◆ Exercise ◆
Among the lines below, keep only those from the one containing "Clone this chart in matplotlib." through the one containing "ax.set_ylim(-0.1, 3.985)", and reproduce them exactly.
═══ Record excerpts ═══
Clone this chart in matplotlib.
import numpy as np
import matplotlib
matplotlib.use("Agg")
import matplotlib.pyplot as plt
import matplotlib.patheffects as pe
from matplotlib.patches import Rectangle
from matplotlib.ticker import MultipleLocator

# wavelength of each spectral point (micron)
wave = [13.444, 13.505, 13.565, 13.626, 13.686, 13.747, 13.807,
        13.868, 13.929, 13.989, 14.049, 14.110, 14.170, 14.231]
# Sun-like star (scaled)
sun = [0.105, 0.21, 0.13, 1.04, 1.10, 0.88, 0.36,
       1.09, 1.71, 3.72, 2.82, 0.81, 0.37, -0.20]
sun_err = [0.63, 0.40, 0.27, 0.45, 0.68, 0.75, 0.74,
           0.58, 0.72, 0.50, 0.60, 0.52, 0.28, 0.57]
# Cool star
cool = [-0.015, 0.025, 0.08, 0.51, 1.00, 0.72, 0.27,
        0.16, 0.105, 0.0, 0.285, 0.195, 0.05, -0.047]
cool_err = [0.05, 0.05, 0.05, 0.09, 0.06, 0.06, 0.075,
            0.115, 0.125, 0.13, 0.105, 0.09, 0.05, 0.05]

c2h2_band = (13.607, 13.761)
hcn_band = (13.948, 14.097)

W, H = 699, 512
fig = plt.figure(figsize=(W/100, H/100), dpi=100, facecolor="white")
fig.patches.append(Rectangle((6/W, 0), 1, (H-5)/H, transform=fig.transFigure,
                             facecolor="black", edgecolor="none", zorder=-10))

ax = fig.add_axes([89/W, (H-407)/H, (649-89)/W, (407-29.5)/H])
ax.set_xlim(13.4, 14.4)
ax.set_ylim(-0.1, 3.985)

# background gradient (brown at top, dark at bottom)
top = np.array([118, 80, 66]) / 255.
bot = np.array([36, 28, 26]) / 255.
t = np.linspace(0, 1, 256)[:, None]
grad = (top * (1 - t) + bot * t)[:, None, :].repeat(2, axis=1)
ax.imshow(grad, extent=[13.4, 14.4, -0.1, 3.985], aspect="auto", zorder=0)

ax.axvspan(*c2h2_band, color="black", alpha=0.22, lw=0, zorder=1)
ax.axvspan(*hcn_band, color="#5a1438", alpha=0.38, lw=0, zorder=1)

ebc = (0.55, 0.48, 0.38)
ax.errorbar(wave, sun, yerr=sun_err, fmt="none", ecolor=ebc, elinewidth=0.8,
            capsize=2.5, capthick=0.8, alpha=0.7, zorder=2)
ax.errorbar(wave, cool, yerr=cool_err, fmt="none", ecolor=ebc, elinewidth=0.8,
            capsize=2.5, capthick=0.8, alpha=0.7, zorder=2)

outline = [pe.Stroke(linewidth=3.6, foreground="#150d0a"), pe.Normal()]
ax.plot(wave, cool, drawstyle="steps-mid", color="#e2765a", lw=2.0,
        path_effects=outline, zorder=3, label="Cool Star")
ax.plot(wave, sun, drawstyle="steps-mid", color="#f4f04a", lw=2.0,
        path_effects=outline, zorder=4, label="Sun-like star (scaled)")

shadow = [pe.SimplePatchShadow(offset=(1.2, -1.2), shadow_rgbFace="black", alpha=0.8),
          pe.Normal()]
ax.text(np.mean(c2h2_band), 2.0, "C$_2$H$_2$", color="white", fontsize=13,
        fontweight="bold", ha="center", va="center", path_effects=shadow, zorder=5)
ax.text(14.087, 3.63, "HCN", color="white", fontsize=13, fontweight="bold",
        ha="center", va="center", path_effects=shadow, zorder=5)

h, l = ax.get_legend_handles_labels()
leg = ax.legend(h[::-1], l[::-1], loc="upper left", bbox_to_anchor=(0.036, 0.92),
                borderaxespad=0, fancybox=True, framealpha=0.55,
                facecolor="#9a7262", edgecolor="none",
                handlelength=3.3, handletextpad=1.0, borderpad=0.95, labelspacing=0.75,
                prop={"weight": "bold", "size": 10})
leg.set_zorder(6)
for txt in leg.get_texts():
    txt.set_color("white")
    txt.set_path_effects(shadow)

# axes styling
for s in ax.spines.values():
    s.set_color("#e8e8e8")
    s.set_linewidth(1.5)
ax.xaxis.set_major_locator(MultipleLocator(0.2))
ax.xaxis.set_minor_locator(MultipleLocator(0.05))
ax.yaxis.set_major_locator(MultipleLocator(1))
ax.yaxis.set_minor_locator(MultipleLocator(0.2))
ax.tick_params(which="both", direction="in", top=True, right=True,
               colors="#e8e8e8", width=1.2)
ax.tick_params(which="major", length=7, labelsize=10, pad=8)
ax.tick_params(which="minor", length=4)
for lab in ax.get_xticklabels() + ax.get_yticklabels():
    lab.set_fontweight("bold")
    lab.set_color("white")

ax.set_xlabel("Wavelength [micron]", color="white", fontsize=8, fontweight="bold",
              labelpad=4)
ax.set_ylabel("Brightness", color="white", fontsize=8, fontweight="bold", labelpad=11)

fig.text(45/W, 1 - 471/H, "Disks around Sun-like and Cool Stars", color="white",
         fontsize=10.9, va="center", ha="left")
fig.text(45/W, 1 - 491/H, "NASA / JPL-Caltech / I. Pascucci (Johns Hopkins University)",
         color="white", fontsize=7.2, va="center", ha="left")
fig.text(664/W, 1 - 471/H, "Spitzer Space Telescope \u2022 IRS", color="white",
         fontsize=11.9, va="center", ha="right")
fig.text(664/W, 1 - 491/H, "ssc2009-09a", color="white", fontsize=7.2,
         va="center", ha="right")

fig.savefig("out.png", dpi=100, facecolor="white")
═══
═══ Record excerpts ═══
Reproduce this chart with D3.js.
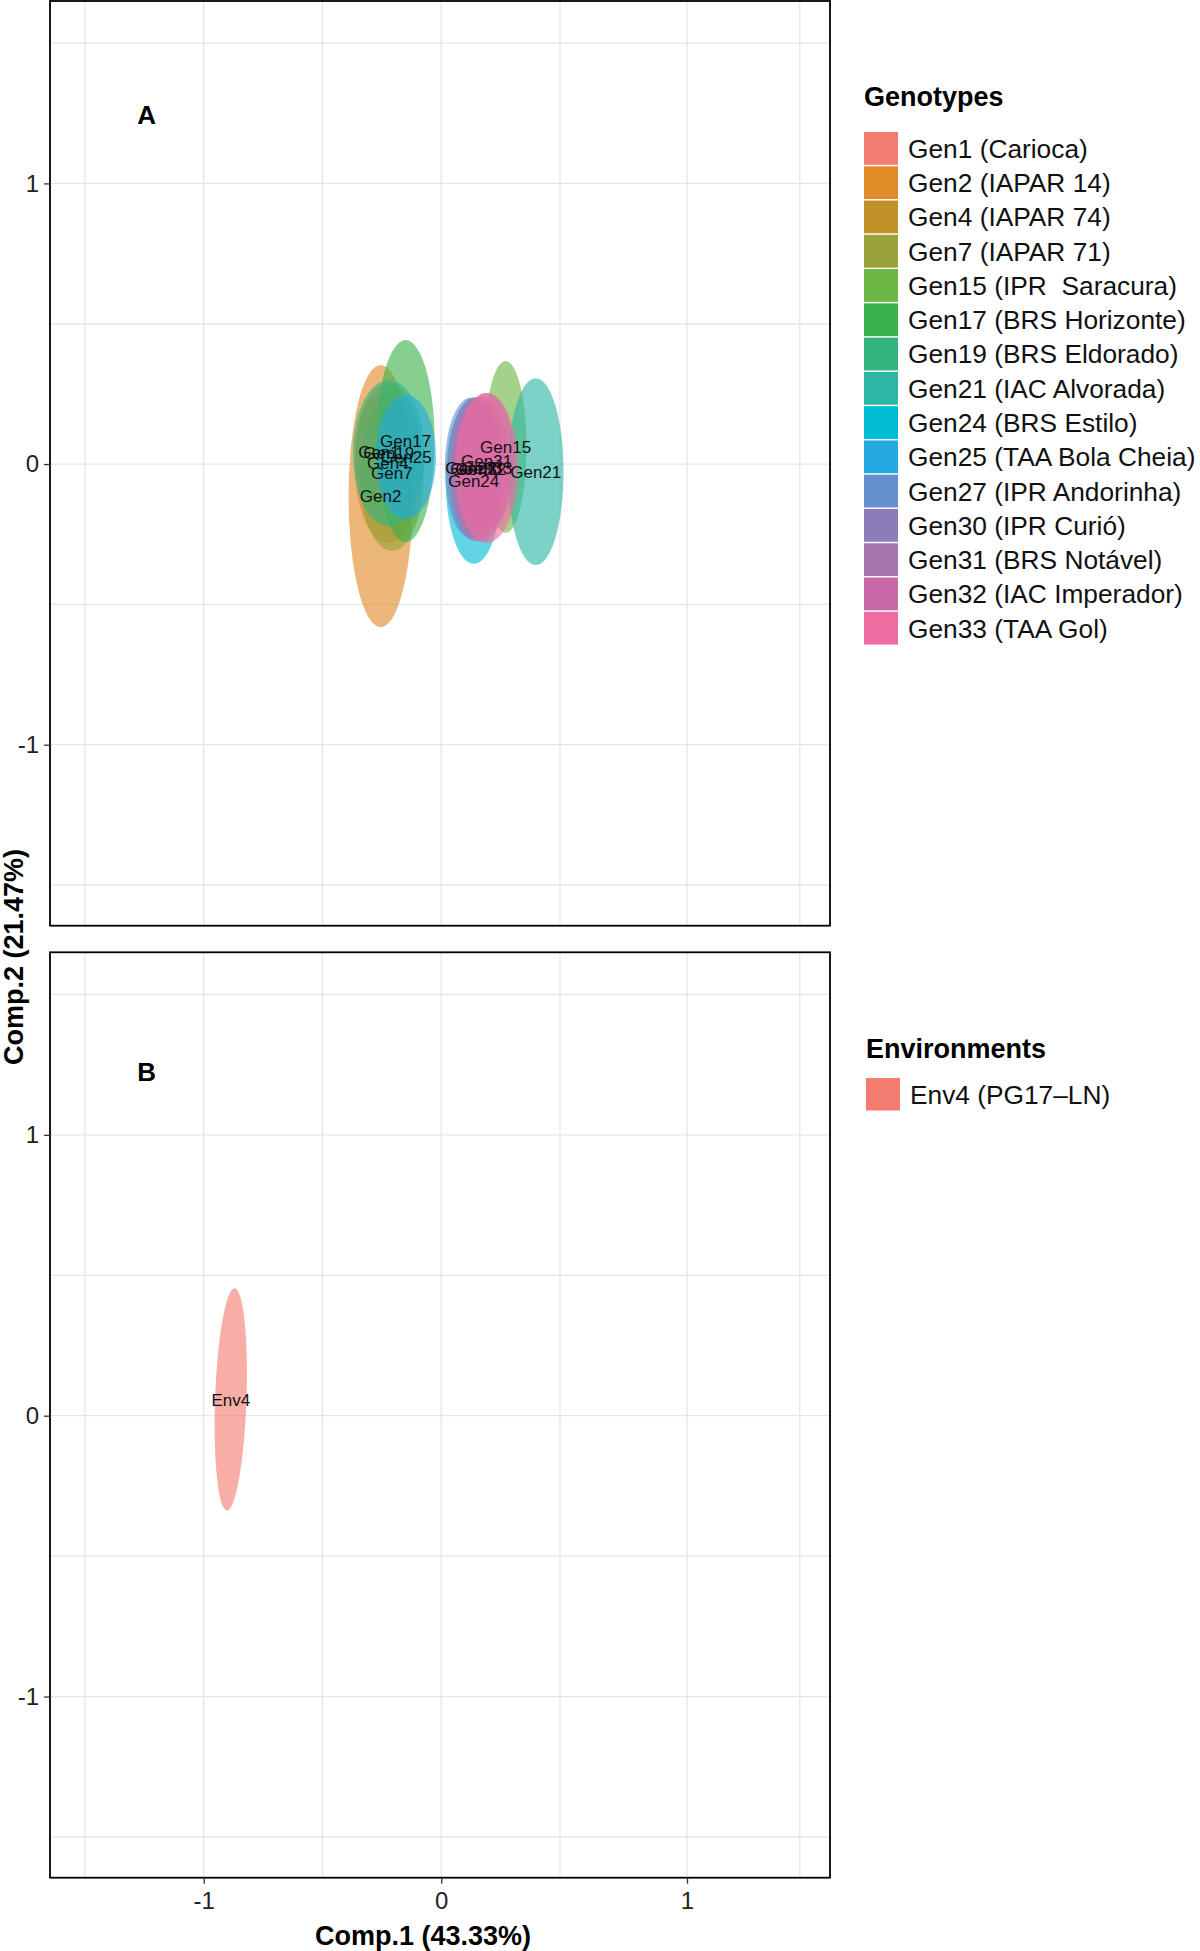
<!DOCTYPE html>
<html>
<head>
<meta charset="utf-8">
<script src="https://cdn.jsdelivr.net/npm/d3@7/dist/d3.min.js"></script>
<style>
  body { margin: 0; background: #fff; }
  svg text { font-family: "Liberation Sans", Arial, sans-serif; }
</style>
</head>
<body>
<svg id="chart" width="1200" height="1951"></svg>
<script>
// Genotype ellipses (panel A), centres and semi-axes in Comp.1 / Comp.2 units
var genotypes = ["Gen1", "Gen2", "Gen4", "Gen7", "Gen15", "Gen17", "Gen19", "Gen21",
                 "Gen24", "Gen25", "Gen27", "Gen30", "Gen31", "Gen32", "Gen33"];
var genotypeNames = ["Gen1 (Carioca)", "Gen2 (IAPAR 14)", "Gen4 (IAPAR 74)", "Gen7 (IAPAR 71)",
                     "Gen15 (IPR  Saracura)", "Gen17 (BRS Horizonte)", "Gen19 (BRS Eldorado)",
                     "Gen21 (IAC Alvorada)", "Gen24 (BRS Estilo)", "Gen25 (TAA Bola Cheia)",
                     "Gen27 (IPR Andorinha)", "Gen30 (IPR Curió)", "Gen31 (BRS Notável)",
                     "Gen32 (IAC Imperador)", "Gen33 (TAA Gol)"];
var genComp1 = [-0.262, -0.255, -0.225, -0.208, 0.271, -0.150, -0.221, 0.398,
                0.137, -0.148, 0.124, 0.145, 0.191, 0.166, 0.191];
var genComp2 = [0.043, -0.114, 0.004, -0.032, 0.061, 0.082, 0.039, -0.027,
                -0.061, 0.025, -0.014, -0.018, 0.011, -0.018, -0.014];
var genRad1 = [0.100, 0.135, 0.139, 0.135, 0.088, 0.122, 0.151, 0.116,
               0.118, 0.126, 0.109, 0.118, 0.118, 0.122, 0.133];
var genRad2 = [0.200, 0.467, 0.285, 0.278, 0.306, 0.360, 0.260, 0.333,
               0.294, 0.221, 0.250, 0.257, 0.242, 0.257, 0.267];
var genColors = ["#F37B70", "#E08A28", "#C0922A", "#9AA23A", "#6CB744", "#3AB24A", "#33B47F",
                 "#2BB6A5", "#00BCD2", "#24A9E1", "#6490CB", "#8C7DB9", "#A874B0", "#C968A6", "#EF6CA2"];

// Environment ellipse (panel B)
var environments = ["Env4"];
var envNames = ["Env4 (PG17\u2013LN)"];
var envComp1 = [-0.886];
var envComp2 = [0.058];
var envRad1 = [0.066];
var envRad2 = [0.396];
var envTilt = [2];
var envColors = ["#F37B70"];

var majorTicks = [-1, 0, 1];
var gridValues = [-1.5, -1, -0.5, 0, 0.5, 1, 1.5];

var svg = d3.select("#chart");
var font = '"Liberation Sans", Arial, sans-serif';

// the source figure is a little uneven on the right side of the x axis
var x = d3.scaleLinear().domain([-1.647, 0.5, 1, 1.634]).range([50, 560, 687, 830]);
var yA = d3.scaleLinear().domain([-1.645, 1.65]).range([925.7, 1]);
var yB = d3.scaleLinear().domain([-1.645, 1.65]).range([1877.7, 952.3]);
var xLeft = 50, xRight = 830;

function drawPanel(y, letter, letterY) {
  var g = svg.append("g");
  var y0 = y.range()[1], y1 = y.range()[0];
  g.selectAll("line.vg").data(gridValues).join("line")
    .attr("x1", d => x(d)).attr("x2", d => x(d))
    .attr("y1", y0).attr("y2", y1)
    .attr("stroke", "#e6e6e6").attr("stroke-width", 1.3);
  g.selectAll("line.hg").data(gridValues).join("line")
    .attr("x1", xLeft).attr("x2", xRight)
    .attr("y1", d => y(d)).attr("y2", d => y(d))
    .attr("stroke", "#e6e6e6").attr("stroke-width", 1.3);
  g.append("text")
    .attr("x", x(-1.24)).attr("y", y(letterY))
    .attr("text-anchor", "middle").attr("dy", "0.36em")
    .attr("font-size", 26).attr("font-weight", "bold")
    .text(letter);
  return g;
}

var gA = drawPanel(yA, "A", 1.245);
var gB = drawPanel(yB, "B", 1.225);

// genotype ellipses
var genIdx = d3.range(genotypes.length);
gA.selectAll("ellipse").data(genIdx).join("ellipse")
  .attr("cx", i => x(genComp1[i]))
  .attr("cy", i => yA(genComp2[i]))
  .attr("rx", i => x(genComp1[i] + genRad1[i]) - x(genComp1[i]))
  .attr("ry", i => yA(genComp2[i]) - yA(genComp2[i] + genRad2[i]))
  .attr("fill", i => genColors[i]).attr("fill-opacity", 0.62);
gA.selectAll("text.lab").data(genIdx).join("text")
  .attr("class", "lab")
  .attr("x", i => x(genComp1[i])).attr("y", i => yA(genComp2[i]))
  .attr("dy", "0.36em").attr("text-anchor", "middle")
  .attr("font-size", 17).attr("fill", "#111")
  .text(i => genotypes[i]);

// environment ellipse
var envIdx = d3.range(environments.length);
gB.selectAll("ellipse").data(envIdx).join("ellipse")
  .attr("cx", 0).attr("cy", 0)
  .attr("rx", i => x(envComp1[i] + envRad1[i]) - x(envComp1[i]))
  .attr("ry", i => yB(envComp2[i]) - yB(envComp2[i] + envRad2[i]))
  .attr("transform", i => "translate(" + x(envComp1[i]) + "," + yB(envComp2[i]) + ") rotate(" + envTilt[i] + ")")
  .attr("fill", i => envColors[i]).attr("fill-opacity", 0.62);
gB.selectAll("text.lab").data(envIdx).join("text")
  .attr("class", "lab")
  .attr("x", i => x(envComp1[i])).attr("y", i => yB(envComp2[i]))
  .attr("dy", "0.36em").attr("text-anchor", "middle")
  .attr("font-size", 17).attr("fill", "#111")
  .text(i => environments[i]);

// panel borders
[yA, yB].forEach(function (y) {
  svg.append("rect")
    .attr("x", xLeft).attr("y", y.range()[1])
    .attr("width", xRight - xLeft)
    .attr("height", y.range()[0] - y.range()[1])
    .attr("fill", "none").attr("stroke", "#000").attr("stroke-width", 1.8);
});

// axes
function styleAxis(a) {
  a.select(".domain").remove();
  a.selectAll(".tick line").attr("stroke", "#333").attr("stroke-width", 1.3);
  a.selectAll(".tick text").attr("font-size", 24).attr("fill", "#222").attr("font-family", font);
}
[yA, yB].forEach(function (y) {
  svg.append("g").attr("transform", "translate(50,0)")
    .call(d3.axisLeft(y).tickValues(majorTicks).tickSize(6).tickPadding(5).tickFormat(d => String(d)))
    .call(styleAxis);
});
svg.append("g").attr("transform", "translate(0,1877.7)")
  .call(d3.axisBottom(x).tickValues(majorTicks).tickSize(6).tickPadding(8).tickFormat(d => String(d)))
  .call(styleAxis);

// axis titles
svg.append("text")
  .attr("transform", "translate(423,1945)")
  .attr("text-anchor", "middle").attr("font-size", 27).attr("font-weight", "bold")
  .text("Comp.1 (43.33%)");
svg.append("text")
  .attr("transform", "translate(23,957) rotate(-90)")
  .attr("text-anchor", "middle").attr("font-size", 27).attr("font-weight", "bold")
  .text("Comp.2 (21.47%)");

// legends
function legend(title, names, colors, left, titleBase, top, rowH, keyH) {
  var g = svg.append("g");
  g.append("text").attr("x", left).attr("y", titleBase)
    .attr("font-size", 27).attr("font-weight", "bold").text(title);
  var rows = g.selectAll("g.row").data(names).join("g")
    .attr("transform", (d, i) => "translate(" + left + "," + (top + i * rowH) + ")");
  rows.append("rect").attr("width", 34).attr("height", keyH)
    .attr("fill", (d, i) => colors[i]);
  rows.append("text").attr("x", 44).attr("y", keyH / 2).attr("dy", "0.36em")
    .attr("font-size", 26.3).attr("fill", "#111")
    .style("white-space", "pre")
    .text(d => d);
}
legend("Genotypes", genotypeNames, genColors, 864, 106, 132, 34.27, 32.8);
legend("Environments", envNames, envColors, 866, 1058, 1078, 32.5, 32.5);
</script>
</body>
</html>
═══
◆ Reply ◆
Clone this chart in matplotlib.
import numpy as np
import matplotlib
matplotlib.use("Agg")
import matplotlib.pyplot as plt
import matplotlib.patheffects as pe
from matplotlib.patches import Rectangle
from matplotlib.ticker import MultipleLocator

# wavelength of each spectral point (micron)
wave = [13.444, 13.505, 13.565, 13.626, 13.686, 13.747, 13.807,
        13.868, 13.929, 13.989, 14.049, 14.110, 14.170, 14.231]
# Sun-like star (scaled)
sun = [0.105, 0.21, 0.13, 1.04, 1.10, 0.88, 0.36,
       1.09, 1.71, 3.72, 2.82, 0.81, 0.37, -0.20]
sun_err = [0.63, 0.40, 0.27, 0.45, 0.68, 0.75, 0.74,
           0.58, 0.72, 0.50, 0.60, 0.52, 0.28, 0.57]
# Cool star
cool = [-0.015, 0.025, 0.08, 0.51, 1.00, 0.72, 0.27,
        0.16, 0.105, 0.0, 0.285, 0.195, 0.05, -0.047]
cool_err = [0.05, 0.05, 0.05, 0.09, 0.06, 0.06, 0.075,
            0.115, 0.125, 0.13, 0.105, 0.09, 0.05, 0.05]

c2h2_band = (13.607, 13.761)
hcn_band = (13.948, 14.097)

W, H = 699, 512
fig = plt.figure(figsize=(W/100, H/100), dpi=100, facecolor="white")
fig.patches.append(Rectangle((6/W, 0), 1, (H-5)/H, transform=fig.transFigure,
                             facecolor="black", edgecolor="none", zorder=-10))

ax = fig.add_axes([89/W, (H-407)/H, (649-89)/W, (407-29.5)/H])
ax.set_xlim(13.4, 14.4)
ax.set_ylim(-0.1, 3.985)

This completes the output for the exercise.